"Work ethic is a big part of our game and success, and right now we don’t have everybody going and we have to find ways to get everybody going here and going in the right direction," said Julien. "I think the timing was good, we don’t play till Saturday and hopefully this will help us get through it."
So, on what might have been a day off during the B's highly successful November and December, the club worked its way through some simple fundamental driven passing drills, put plenty of shots on goal and went through several incarnations of battle drills.
Beyond the simple return to a straightforward practice session, Julien hoped that the 6-0 loss served as a wake up call for the Black & Gold.
"Obviously, our guys have enough character in there," said Julien. "I don’t think just because you’re going through a tough time, doesn't mean you second-guess your team, and we certainly don’t.
"Everybody in that room cares, and right now it's about righting the ship with some better play from everybody and sometimes you have to help them through it.
"And sometimes a little hard practice is exactly what the doctor ordered."
So Dr. Julien prescribed "getting back to hard work" as Boston prepared for this weekend's tilt with the Nashville Predators.
"I think at the end of the day everybody understands we have to be better," said Julien, who opted not to use the more traditional "bag" skate without pucks to get his point across. "And I don’t think anyone came off there thinking they were being punished more than we were trying to help them get back on track."
Asked if the B's were looking forward to regrouping on the road during mid-February's six-game road trip, Julien said his Bruins had two important home games to focus on.
"We've got a game here against Nashville on Saturday and we've got another one against New York [on Tuesday] and if we’re waiting for that, we’re not...focused the right way," he said. "I think it’s more about the next game, and we need to play a lot better.
"We were encouraged by our game in Washington last Sunday," continued Julien. "Yesterday, as I mentioned, I thought we started well.
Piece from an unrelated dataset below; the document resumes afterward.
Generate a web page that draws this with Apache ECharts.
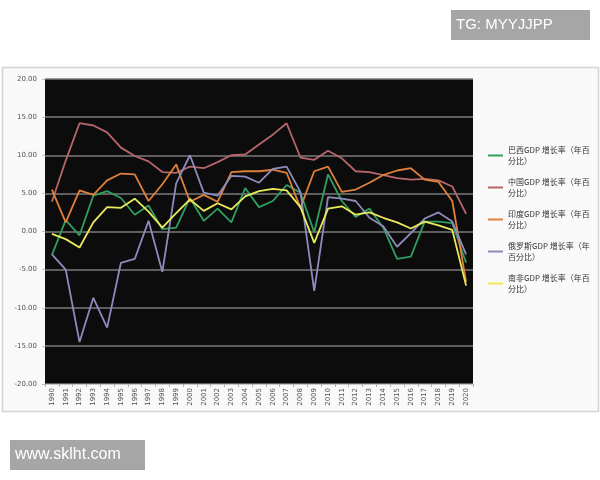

But...by the end of it, [it was] something we haven’t seen from our team in a long time.
"[Usually] we were at least a team that would come out in the third try and fight their way out of it, but it only got worse yesterday."
Pressed for reasons for the lopsided score on Wednesdy, Julien understood that "we’re all trying to find the reasons why we struggle" but reminded media members that every team in the league goes through a natural downturn during a long season.
"We've had an early season struggle in the month of October, and we're going through a bit of a struggle right now...and two or three wins will get us right back on track," he said. "I’m not necessarily looking at what the focus of our team is more than guys don’t like to lose.
"They do get frustrated, but certainly the emotion is a big part of our game and probably have to be more positive than negative and get that positive energy back in our locker room."
Speaking of the Bruins locker room, Julien also said he didn't expect Tim Thomas
' most recent post on his Facebook account regarding health care to be a distraction to the Bruins.
"No, I don’t think so," said the B's bench boss. "Again I don’t think I’ve heard anybody, starting from our owner, to management to coaches and players -- I don’t think I’ve heard anybody support his opinions –- but I’ve heard everybody say that we support him as a player and we do.
"We have good team chemistry in that dressing room and...I’ve said this before, we don’t mix politics with our hockey team and that continues to happen.
"It’s probably something that people would like to think, because of how poorly we’ve played lately. But I assure you that there’s no issues in the dressing room. There never will be. And that's where We've got a really good group of players in there that don’t let those kind of things bog them down and it hasn’t.
"Guys are just going about their business," added Julien. "It’s certainly not a distraction and will never be used as an excuse because it isn’t one."